── Data for this exercise

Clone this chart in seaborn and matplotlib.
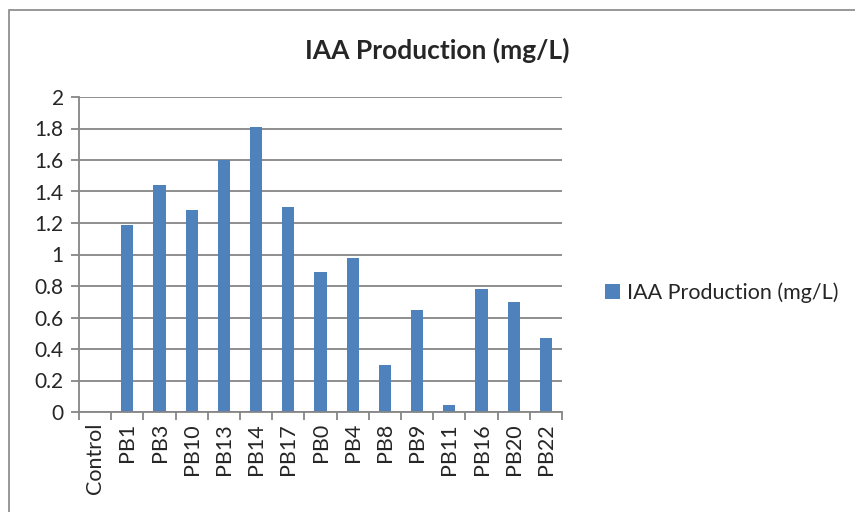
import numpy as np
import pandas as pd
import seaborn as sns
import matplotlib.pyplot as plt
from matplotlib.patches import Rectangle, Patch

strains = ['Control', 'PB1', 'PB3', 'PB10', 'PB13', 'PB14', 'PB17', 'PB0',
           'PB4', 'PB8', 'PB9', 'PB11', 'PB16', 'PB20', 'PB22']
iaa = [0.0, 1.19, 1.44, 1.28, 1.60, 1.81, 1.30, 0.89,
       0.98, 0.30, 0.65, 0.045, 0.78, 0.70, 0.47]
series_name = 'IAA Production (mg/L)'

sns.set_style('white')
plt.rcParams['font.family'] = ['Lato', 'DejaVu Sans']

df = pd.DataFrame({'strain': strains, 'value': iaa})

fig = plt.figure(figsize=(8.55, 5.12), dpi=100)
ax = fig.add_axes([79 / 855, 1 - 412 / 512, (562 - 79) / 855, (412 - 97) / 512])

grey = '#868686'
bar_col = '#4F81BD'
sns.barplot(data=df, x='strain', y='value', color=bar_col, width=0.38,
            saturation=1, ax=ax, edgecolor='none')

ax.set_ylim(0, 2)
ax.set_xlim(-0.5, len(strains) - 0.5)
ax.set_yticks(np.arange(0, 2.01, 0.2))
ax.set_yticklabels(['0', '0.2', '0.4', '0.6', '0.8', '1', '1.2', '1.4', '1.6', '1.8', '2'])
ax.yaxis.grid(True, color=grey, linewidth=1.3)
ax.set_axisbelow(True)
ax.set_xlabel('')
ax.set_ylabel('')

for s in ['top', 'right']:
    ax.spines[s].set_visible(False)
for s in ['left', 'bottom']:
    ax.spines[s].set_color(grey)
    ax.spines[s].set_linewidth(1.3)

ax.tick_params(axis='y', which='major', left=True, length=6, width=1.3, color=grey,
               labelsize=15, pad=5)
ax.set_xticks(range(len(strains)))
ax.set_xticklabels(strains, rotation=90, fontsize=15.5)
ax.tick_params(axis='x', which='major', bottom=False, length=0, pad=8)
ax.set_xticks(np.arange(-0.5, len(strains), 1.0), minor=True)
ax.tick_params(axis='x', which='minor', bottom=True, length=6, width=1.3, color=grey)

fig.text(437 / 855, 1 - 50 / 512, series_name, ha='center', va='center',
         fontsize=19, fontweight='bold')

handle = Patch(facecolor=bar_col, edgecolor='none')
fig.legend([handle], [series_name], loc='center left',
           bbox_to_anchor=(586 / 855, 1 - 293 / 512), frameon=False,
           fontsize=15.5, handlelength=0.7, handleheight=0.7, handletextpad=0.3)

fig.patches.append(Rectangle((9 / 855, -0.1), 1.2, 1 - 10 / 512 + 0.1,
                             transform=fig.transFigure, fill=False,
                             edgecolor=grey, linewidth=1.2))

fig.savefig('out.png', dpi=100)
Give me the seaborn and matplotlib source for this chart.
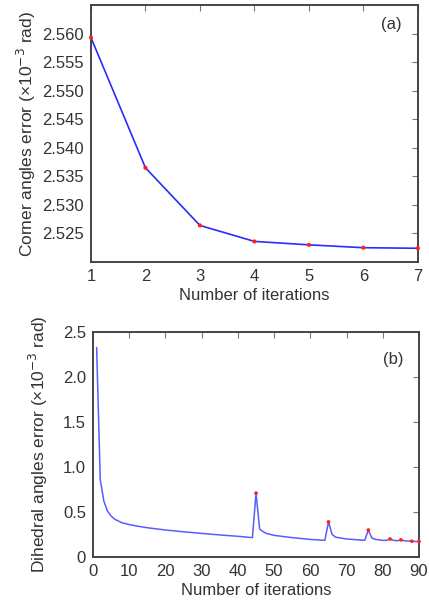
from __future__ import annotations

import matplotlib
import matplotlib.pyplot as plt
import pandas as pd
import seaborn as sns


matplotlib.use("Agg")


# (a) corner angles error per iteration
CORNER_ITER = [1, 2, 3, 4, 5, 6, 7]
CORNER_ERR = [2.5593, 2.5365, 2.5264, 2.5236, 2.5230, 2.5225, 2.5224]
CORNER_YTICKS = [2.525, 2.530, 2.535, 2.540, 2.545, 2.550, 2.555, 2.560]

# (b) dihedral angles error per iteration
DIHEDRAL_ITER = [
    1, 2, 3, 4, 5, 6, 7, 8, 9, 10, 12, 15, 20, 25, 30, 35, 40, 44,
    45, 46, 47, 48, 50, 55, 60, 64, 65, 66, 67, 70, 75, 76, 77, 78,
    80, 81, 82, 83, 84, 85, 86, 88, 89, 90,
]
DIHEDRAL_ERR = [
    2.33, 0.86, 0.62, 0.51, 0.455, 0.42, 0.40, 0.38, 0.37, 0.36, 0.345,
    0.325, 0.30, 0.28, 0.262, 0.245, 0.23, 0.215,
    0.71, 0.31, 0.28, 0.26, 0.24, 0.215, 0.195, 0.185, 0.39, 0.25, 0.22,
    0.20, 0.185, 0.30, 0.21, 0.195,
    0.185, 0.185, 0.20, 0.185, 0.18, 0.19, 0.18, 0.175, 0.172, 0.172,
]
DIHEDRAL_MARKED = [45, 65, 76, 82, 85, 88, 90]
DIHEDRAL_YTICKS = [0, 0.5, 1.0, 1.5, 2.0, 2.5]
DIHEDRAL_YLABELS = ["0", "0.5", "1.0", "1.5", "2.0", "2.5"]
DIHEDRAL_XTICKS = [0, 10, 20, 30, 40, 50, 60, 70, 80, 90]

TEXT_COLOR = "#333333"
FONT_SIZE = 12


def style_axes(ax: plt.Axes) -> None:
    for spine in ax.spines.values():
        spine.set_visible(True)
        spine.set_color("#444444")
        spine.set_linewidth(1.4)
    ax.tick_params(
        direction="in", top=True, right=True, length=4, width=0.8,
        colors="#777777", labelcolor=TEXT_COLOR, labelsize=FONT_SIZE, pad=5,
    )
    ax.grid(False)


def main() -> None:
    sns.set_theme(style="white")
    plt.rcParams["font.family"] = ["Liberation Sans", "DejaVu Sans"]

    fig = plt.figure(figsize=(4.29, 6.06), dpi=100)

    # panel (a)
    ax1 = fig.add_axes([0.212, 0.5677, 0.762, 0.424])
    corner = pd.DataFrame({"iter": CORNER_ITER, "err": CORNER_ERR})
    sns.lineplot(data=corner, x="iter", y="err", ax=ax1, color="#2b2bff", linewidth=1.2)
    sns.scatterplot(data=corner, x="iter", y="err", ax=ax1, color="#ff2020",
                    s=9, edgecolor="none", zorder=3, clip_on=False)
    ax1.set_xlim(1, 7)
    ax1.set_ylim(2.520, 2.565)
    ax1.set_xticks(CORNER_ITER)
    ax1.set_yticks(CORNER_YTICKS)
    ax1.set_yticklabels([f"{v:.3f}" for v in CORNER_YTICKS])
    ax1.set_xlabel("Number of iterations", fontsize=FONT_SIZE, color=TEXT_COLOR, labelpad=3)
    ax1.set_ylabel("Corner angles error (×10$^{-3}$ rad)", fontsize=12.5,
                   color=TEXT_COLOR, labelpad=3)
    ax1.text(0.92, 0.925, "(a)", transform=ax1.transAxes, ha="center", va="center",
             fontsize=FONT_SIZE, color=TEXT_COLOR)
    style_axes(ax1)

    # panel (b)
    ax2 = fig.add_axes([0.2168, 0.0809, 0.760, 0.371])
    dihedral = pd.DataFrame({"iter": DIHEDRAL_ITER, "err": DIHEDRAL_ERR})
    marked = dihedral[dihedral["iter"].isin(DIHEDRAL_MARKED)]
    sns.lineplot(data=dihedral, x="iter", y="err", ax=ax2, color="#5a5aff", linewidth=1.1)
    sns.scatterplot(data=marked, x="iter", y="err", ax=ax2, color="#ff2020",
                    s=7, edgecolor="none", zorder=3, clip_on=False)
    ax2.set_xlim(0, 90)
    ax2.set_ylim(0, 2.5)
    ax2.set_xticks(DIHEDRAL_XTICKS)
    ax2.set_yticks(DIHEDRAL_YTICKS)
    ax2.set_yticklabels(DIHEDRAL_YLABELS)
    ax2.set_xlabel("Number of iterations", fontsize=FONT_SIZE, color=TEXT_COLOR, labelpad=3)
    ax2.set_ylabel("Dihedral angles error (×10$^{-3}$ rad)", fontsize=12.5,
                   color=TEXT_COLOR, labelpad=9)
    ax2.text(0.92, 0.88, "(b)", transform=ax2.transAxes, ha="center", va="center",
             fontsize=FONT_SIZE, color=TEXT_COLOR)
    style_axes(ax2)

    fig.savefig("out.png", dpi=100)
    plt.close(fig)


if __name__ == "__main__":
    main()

────

Output exactly the span of lines from the top of the listing through the line holding "ax = fig.add_axes([79", and leave every picture out.

> [Completed task]:
Clone this chart in seaborn and matplotlib.
import numpy as np
import pandas as pd
import seaborn as sns
import matplotlib.pyplot as plt
from matplotlib.patches import Rectangle, Patch

strains = ['Control', 'PB1', 'PB3', 'PB10', 'PB13', 'PB14', 'PB17', 'PB0',
           'PB4', 'PB8', 'PB9', 'PB11', 'PB16', 'PB20', 'PB22']
iaa = [0.0, 1.19, 1.44, 1.28, 1.60, 1.81, 1.30, 0.89,
       0.98, 0.30, 0.65, 0.045, 0.78, 0.70, 0.47]
series_name = 'IAA Production (mg/L)'

sns.set_style('white')
plt.rcParams['font.family'] = ['Lato', 'DejaVu Sans']

df = pd.DataFrame({'strain': strains, 'value': iaa})

fig = plt.figure(figsize=(8.55, 5.12), dpi=100)
ax = fig.add_axes([79 / 855, 1 - 412 / 512, (562 - 79) / 855, (412 - 97) / 512])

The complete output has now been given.